• _Exercise aim_
Reproduce the data below in full and exclude every picture.

• _Data excerpt_
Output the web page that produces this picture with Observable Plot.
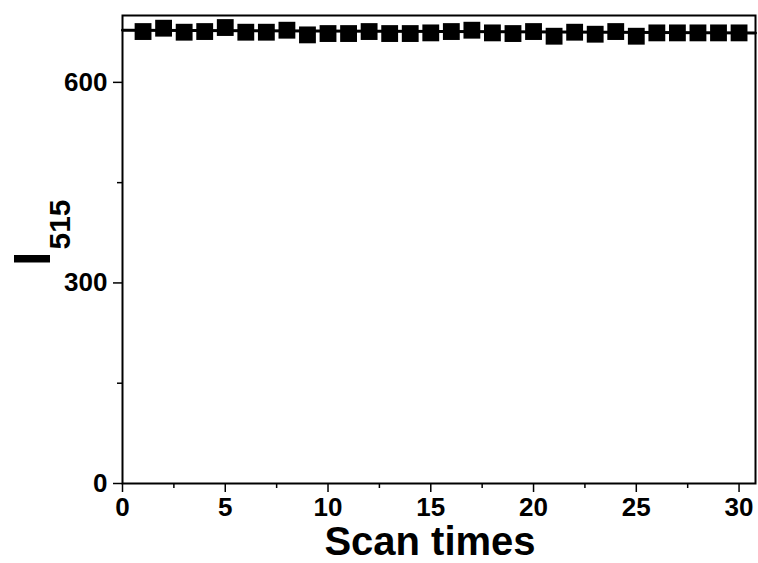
<!DOCTYPE html>
<html>
<head>
<meta charset="utf-8">
<script src="https://cdn.jsdelivr.net/npm/d3@7"></script>
<script src="https://cdn.jsdelivr.net/npm/@observablehq/plot@0.6"></script>
<style>
  html, body { margin: 0; padding: 0; background: #fff; }
  #chart svg { display: block; }
  #chart svg g[aria-label$="tick label"] text { font-size: 26px; font-weight: bold; }
</style>
</head>
<body>
<div id="chart"></div>
<script>
const scanTimes = [1,2,3,4,5,6,7,8,9,10,11,12,13,14,15,16,17,18,19,20,21,22,23,24,25,26,27,28,29,30];
const intensity = [676,681,675,676,682,675,675,678,671,673,673,676,673,673,674,676,678,674,673,676,669,675,672,676,669,674,674,674,674,674];
const fitX = [0, 30.8];
const fitY = [678, 674];
const xMajorTicks = [0,5,10,15,20,25,30];
const xMinorTicks = [2.5,7.5,12.5,17.5,22.5,27.5];
const yMajorTicks = [0,300,600];
const yMinorTicks = [150,450];

const points = scanTimes.map((s, i) => ({s, v: intensity[i]}));
const fit = fitX.map((x, i) => ({x, y: fitY[i]}));

const font = "'Liberation Sans', Arial, sans-serif";

const chart = Plot.plot({
  width: 758,
  height: 563,
  marginLeft: 122,
  marginRight: 3,
  marginTop: 15,
  marginBottom: 80,
  style: {fontFamily: font, fontWeight: "bold", color: "#000", background: "#fff"},
  x: {domain: [0, 30.8]},
  y: {domain: [0, 700]},
  marks: [
    Plot.frame({stroke: "#000", strokeWidth: 2}),
    Plot.axisX({ticks: xMajorTicks, tickSize: 9, tickPadding: 5, tickFormat: d => String(d), label: null, strokeWidth: 1.5}),
    Plot.axisX({ticks: xMinorTicks, tickSize: 5, tickFormat: () => "", label: null, strokeWidth: 1.5}),
    Plot.axisY({ticks: yMajorTicks, tickSize: 9, tickPadding: 6, tickFormat: d => String(d), label: null, strokeWidth: 1.5}),
    Plot.axisY({ticks: yMinorTicks, tickSize: 5, tickFormat: () => "", label: null, strokeWidth: 1.5}),
    Plot.line(fit, {x: "x", y: "y", stroke: "#000", strokeWidth: 3}),
    Plot.dot(points, {x: "s", y: "v", symbol: "square", r: 9.5, fill: "#000", stroke: "none"})
  ]
});

const svg = d3.select(chart);
svg.append("text")
  .attr("x", 430)
  .attr("y", 555)
  .attr("text-anchor", "middle")
  .style("font-family", font)
  .style("font-weight", "bold")
  .style("font-size", "40px")
  .attr("fill", "#000")
  .text("Scan times");

const yl = svg.append("text")
  .attr("transform", "translate(50,266) rotate(-90)")
  .attr("text-anchor", "start")
  .style("font-family", font)
  .style("font-weight", "bold")
  .attr("fill", "#000");
yl.append("tspan").style("font-size", "52px").text("I");
yl.append("tspan").style("font-size", "30px").attr("dx", 2).attr("dy", 20).text("515");

document.getElementById("chart").appendChild(chart);
</script>
</body>
</html>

• _Answer for the task_
Output the web page that produces this picture with Observable Plot.
<!DOCTYPE html>
<html>
<head>
<meta charset="utf-8">
<script src="https://cdn.jsdelivr.net/npm/d3@7"></script>
<script src="https://cdn.jsdelivr.net/npm/@observablehq/plot@0.6"></script>
<style>
  html, body { margin: 0; padding: 0; background: #fff; }
  #chart svg { display: block; }
  #chart svg g[aria-label$="tick label"] text { font-size: 26px; font-weight: bold; }
</style>
</head>
<body>
<div id="chart"></div>
<script>
const scanTimes = [1,2,3,4,5,6,7,8,9,10,11,12,13,14,15,16,17,18,19,20,21,22,23,24,25,26,27,28,29,30];
const intensity = [676,681,675,676,682,675,675,678,671,673,673,676,673,673,674,676,678,674,673,676,669,675,672,676,669,674,674,674,674,674];
const fitX = [0, 30.8];
const fitY = [678, 674];
const xMajorTicks = [0,5,10,15,20,25,30];
const xMinorTicks = [2.5,7.5,12.5,17.5,22.5,27.5];
const yMajorTicks = [0,300,600];
const yMinorTicks = [150,450];

const points = scanTimes.map((s, i) => ({s, v: intensity[i]}));
const fit = fitX.map((x, i) => ({x, y: fitY[i]}));

const font = "'Liberation Sans', Arial, sans-serif";

const chart = Plot.plot({
  width: 758,
  height: 563,
  marginLeft: 122,
  marginRight: 3,
  marginTop: 15,
  marginBottom: 80,
  style: {fontFamily: font, fontWeight: "bold", color: "#000", background: "#fff"},
  x: {domain: [0, 30.8]},
  y: {domain: [0, 700]},
  marks: [
    Plot.frame({stroke: "#000", strokeWidth: 2}),
    Plot.axisX({ticks: xMajorTicks, tickSize: 9, tickPadding: 5, tickFormat: d => String(d), label: null, strokeWidth: 1.5}),
    Plot.axisX({ticks: xMinorTicks, tickSize: 5, tickFormat: () => "", label: null, strokeWidth: 1.5}),
    Plot.axisY({ticks: yMajorTicks, tickSize: 9, tickPadding: 6, tickFormat: d => String(d), label: null, strokeWidth: 1.5}),
    Plot.axisY({ticks: yMinorTicks, tickSize: 5, tickFormat: () => "", label: null, strokeWidth: 1.5}),
    Plot.line(fit, {x: "x", y: "y", stroke: "#000", strokeWidth: 3}),
    Plot.dot(points, {x: "s", y: "v", symbol: "square", r: 9.5, fill: "#000", stroke: "none"})
  ]
});

const svg = d3.select(chart);
svg.append("text")
  .attr("x", 430)
  .attr("y", 555)
  .attr("text-anchor", "middle")
  .style("font-family", font)
  .style("font-weight", "bold")
  .style("font-size", "40px")
  .attr("fill", "#000")
  .text("Scan times");

const yl = svg.append("text")
  .attr("transform", "translate(50,266) rotate(-90)")
  .attr("text-anchor", "start")
  .style("font-family", font)
  .style("font-weight", "bold")
  .attr("fill", "#000");
yl.append("tspan").style("font-size", "52px").text("I");
yl.append("tspan").style("font-size", "30px").attr("dx", 2).attr("dy", 20).text("515");

document.getElementById("chart").appendChild(chart);
</script>
</body>
</html>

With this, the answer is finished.